Ustedes me dirán que el tiempo destinado al taller –digamos, un día o dos- no alcanza para aprender todo esto. Pues bien, eso significa que un taller no me basta si lo que busco es desarrollar en los docentes las competencias pedagógicas que le permitirán enseñar de un modo más eficaz. Deberé entonces planificar varias acciones formativas. Pero si he reservado tiempo y recursos solo para un taller, donde he previsto enfocarme básicamente en didácticas de una o varias áreas curriculares, entonces no le llamemos a eso una acción formativa, sino informativa.
La razón es muy sencilla. Al término del taller, lo que el docente se llevará no son capacidades pedagógicas sino solo nueva información sobre actividades didácticas interesantes. No está mal, contar con esa información es necesario, solo tenemos que reconocer que no le estamos dando la oportunidad de desarrollar las habilidades que necesita para utilizarlas como es debido. Aprenderme el manual de instrucciones para volar un avión no me vuelve un piloto ni un libro de recetas me convierte en chef.
Volvamos al principio. Estoy diseñando un taller para capacitar docentes en estrategias para desarrollar una de las competencias del área de ciencia y ambiente para niños de segundo grado: «Indaga, mediante métodos científicos, situaciones que pueden ser investigadas por la ciencia». Tengo un conjunto de actividades didácticas que están pintadas para enseñar eso de una manera activa y eficaz. Hasta ahí estamos bien. Ahora debo pensar en qué capacidades necesita desarrollar el docente para manejar ese tipo de metodologías, que son inductivas, que demandan pensar, que requieren interacción, que suponen poner en práctica el conocimiento, es decir, que van en sentido contrario a las formas expositivas y repetitivas de enseñanza a las que está habituada una gran cantidad de docentes. Todas las áreas del currículo de educación básica requieren el uso de metodologías activas e inductivas, por lo que todas las actividades didácticas recomendadas para desarrollar competencias lectoras, matemáticas, personales, etc. van a requerir del docente estas mismas habilidades.
En conclusión, el taller que debo diseñar y su secuela de acciones formativas complementarias deberán colocar en agenda, necesariamente, el desarrollo de esas competencias pedagógicas y no solo repertorios didácticos específicos.
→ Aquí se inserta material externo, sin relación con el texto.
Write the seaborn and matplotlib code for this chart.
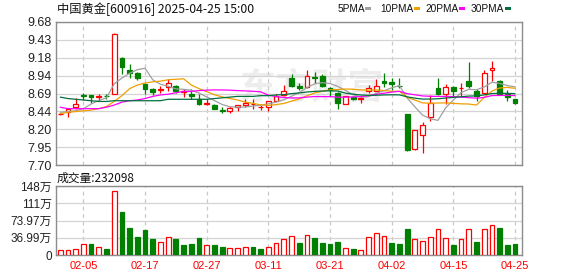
import numpy as np
import pandas as pd
import matplotlib
matplotlib.use("Agg")
import matplotlib.pyplot as plt
from matplotlib.patches import Rectangle
import seaborn as sns

# ---------------- data ----------------
dates = ["01-23", "01-24", "01-27", "02-05", "02-06", "02-07", "02-10", "02-11", "02-12", "02-13",
         "02-14", "02-17", "02-18", "02-19", "02-20", "02-21", "02-24", "02-25", "02-26", "02-27",
         "02-28", "03-03", "03-04", "03-05", "03-06", "03-07", "03-10", "03-11", "03-12", "03-13",
         "03-14", "03-17", "03-18", "03-19", "03-20", "03-21", "03-24", "03-25", "03-26", "03-27",
         "03-28", "03-31", "04-01", "04-02", "04-03", "04-07", "04-08", "04-09", "04-10", "04-11",
         "04-14", "04-15", "04-16", "04-17", "04-18", "04-21", "04-22", "04-23", "04-24", "04-25"]

open_ = [8.40, 8.43, 8.51, 8.67, 8.67, 8.64, 8.66, 8.69, 9.18, 9.02,
         8.98, 8.82, 8.75, 8.74, 8.78, 8.80, 8.71, 8.69, 8.62, 8.55,
         8.53, 8.46, 8.45, 8.50, 8.53, 8.54, 8.50, 8.50, 8.59, 8.67,
         8.90, 8.79, 8.78, 8.92, 8.93, 8.77, 8.70, 8.55, 8.64, 8.62,
         8.72, 8.73, 8.87, 8.85, 8.80, 8.40, 7.92, 8.11, 8.36, 8.77,
         8.68, 8.78, 8.76, 8.86, 8.72, 8.70, 9.02, 8.87, 8.68, 8.62]
close = [8.41, 8.47, 8.54, 8.66, 8.64, 8.66, 8.65, 9.51, 9.06, 8.97,
         8.91, 8.75, 8.71, 8.75, 8.83, 8.73, 8.72, 8.65, 8.55, 8.56,
         8.48, 8.45, 8.49, 8.53, 8.56, 8.55, 8.51, 8.58, 8.65, 8.72,
         8.80, 8.76, 8.93, 8.91, 8.80, 8.74, 8.56, 8.65, 8.62, 8.63,
         8.77, 8.79, 8.83, 8.82, 8.79, 7.91, 8.18, 8.26, 8.56, 8.68,
         8.78, 8.72, 8.77, 8.79, 8.65, 8.97, 9.05, 8.69, 8.64, 8.56]
high = [8.42, 8.48, 8.63, 8.70, 8.67, 8.68, 8.69, 9.53, 9.19, 9.10,
        8.99, 8.83, 8.77, 8.79, 8.89, 8.81, 8.75, 8.75, 8.68, 8.61,
        8.54, 8.51, 8.52, 8.53, 8.61, 8.61, 8.53, 8.59, 8.68, 8.81,
        8.96, 8.84, 9.01, 8.99, 8.96, 8.78, 8.71, 8.66, 8.66, 8.64,
        8.81, 8.89, 8.98, 8.90, 8.90, 8.40, 8.18, 8.30, 8.67, 8.90,
        8.82, 8.79, 8.83, 9.12, 8.75, 9.02, 9.14, 8.88, 8.74, 8.62]
low = [8.39, 8.37, 8.48, 8.60, 8.56, 8.58, 8.62, 8.68, 8.96, 8.91,
       8.88, 8.69, 8.67, 8.70, 8.72, 8.70, 8.64, 8.62, 8.53, 8.53,
       8.47, 8.42, 8.42, 8.45, 8.50, 8.48, 8.46, 8.45, 8.58, 8.66,
       8.78, 8.74, 8.77, 8.84, 8.78, 8.65, 8.48, 8.55, 8.60, 8.56,
       8.70, 8.72, 8.78, 8.74, 8.76, 7.89, 7.91, 7.87, 8.31, 8.67,
       8.55, 8.65, 8.65, 8.77, 8.58, 8.69, 8.86, 8.68, 8.58, 8.54]
# volume in 万 (10k lots)
volume = [10.7, 10.7, 12.9, 23.6, 23.6, 16.5, 12.9, 136.6, 92.2, 57.9,
          38.6, 53.6, 34.3, 27.9, 38.6, 34.3, 21.4, 23.6, 36.5, 21.4,
          21.4, 17.2, 15.0, 15.0, 17.2, 17.2, 12.9, 17.2, 25.7, 34.3,
          40.8, 25.7, 42.9, 36.5, 25.7, 23.6, 27.9, 14.3, 12.9, 10.0,
          37.9, 46.5, 40.0, 25.7, 23.6, 55.8, 33.6, 29.3, 37.9, 55.1,
          35.7, 21.4, 33.6, 55.1, 27.9, 55.1, 63.6, 57.9, 21.4, 23.21]

# moving-average values read off the chart where the window has no earlier history
ma5_head = [8.43, 8.44, 8.45, 8.48]
ma10_head = [8.41, 8.43, 8.44, 8.45, 8.46, 8.48, 8.51, 8.58, 8.66]
ma20_head = [8.50, 8.48, 8.48, 8.48, 8.48, 8.48, 8.50, 8.53, 8.57, 8.59,
             8.60, 8.62, 8.65, 8.67, 8.68, 8.70, 8.72, 8.72, 8.73]
ma30_head = [8.64, 8.62, 8.61, 8.60, 8.59, 8.58, 8.58, 8.59, 8.59, 8.59,
             8.59, 8.59, 8.59, 8.59, 8.61, 8.61, 8.61, 8.61, 8.61, 8.61,
             8.62, 8.63, 8.64, 8.65, 8.65, 8.65, 8.66, 8.66, 8.67]

price_ticks = ["7.70", "7.95", "8.20", "8.44", "8.69", "8.94", "9.18", "9.43", "9.68"]
vol_ticks = ["0", "36.99万", "73.97万", "111万", "148万"]
vol_max = 147.95
tick_dates = ["02-05", "02-17", "02-27", "03-11", "03-21", "04-02", "04-15", "04-25"]
title = "中国黄金[600916] 2025-04-25 15:00"
vol_title = "成交量:232098"
ma_names = ["5PMA", "10PMA", "20PMA", "30PMA"]
ma_windows = [5, 10, 20, 30]

# ---------------- style ----------------
sns.set_style("white")
plt.rcParams["font.family"] = ["Liberation Sans", "Noto Sans CJK SC"]
RED = "#ff0000"
GREEN = "#008000"
MA_COLORS = ["#a0a0a0", "#f0a000", "#ff00ff", "#00703c"]
SPINE = "#8c8c8c"
GRID = "#d4d4d4"

W, H = 578, 276
fig = plt.figure(figsize=(W / 100, H / 100), dpi=100)
fig.patch.set_facecolor("white")


def fx(px):
    return px / W


def fy(py):
    return 1 - py / H


ax = fig.add_axes([fx(56), fy(165), (522 - 56) / W, (165 - 22) / H])
axv = fig.add_axes([fx(56), fy(255), (522 - 56) / W, (255 - 186) / H])

o = np.array(open_)
c = np.array(close)
h = np.array(high)
l = np.array(low)
v = np.array(volume)
n = len(c)
xs = np.arange(n)

up = c >= o
edge = np.where(up, RED, GREEN)
face = np.where(up, "white", GREEN)

# wicks and bodies
ax.vlines(xs, l, h, colors=edge, lw=0.9, zorder=2)
ax.bar(xs, np.abs(c - o), bottom=np.minimum(o, c), width=0.62,
       color=face, edgecolor=edge, linewidth=0.9, zorder=3)

# moving averages
s = pd.Series(c)
heads = [ma5_head, ma10_head, ma20_head, ma30_head]
for win, head, col in zip(ma_windows, heads, MA_COLORS):
    ma = s.rolling(win).mean().to_numpy()
    ma[:len(head)] = head
    sns.lineplot(x=xs, y=ma, color=col, lw=0.9, ax=ax, zorder=4)

# watermark
ax.text(0.55, 0.54, "东方财富", transform=ax.transAxes, fontsize=26,
        family=["Noto Sans CJK SC"], fontweight="bold", color="#ededed",
        ha="center", va="center", zorder=0)

# volume
prev = np.concatenate([[c[0] - 1], c[:-1]])
vup = c >= prev
vedge = np.where(vup, RED, GREEN)
vface = np.where(vup, "white", GREEN)
axv.bar(xs, v, width=0.62, color=vface, edgecolor=vedge, linewidth=0.9, zorder=3)

tick_pos = [dates.index(d) for d in tick_dates]
for a in (ax, axv):
    a.set_xlim(-0.55, n - 1 + 0.9)
    a.set_xticks(tick_pos)
    a.xaxis.grid(True, color="#c8c8c8", lw=0.9, ls=(0, (3, 3)))
    a.yaxis.grid(True, color=GRID, lw=0.9, ls="-")
    a.set_axisbelow(True)
    for sp in a.spines.values():
        sp.set_color(SPINE)
        sp.set_linewidth(1.0)
        sp.set_visible(True)
    a.set_xlabel("")
    a.set_ylabel("")

ax.set_ylim(7.70, 9.68)
ax.set_yticks(np.linspace(7.70, 9.68, len(price_ticks)))
ax.set_yticklabels(price_ticks)
ax.tick_params(axis="y", length=0, pad=3, labelsize=9, labelcolor="#222222")
ax.tick_params(axis="x", length=0, labelbottom=False)

axv.set_ylim(0, vol_max)
axv.set_yticks(np.linspace(0, vol_max, len(vol_ticks)))
axv.set_yticklabels(vol_ticks)
axv.tick_params(axis="y", length=0, pad=3, labelsize=8.5, labelcolor="#222222")
axv.set_xticklabels(tick_dates)
axv.tick_params(axis="x", length=0, pad=4, labelsize=8, labelcolor=RED)

# header texts
fig.text(fx(57), fy(9), title, fontsize=8.8, family=["Noto Sans CJK SC"],
         color="#111111", ha="left", va="center")
fig.text(fx(57), fy(178), vol_title, fontsize=8.5, family=["Noto Sans CJK SC"],
         color="#111111", ha="left", va="center")

# legend
label_x = [338, 380, 425, 471]
swatch_x = [365, 414, 459, 505]
for name, lx, sx, col in zip(ma_names, label_x, swatch_x, MA_COLORS):
    fig.text(fx(lx), fy(9), name, fontsize=7.3, family=["Liberation Sans"],
             color="#111111", ha="left", va="center")
    fig.add_artist(Rectangle((fx(sx), fy(10)), 6 / W, 3 / H,
                             transform=fig.transFigure, color=col, lw=0))

fig.savefig("out.png", dpi=100, facecolor="white")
Más aún si ese diseño lo realizamos desde alguna de las tres instancias gubernamentales y estamos comprometiendo recursos públicos. Solo tengamos en cuenta que para desarrollar competencias no me basta hacer trabajos grupales y aplicar una que otra técnica participativa en dos o cinco días de taller. El reto de la planificación es mayor.
Dice Javier Murillo que hemos vivido mucho tiempo atrapados en la oposición entre conocimiento disciplinar y saber pedagógico, pero que son las competencias profesionales las llamadas a superar esa falsa dicotomía. En ese contexto, la didáctica por sí misma no puede lograrlo. Jan Amos Comenius afirmaba en el siglo XVII el poder intrínseco del método racionalmente fundado. Cuatro siglos después debería quedarnos claro que seguimos necesitando metodologías sólidas, pero sobre todo personas capaces de manejarlas con la empatía y racionalidad necesarias, más aun cuando lo que está en juego es la formación de otros seres humanos.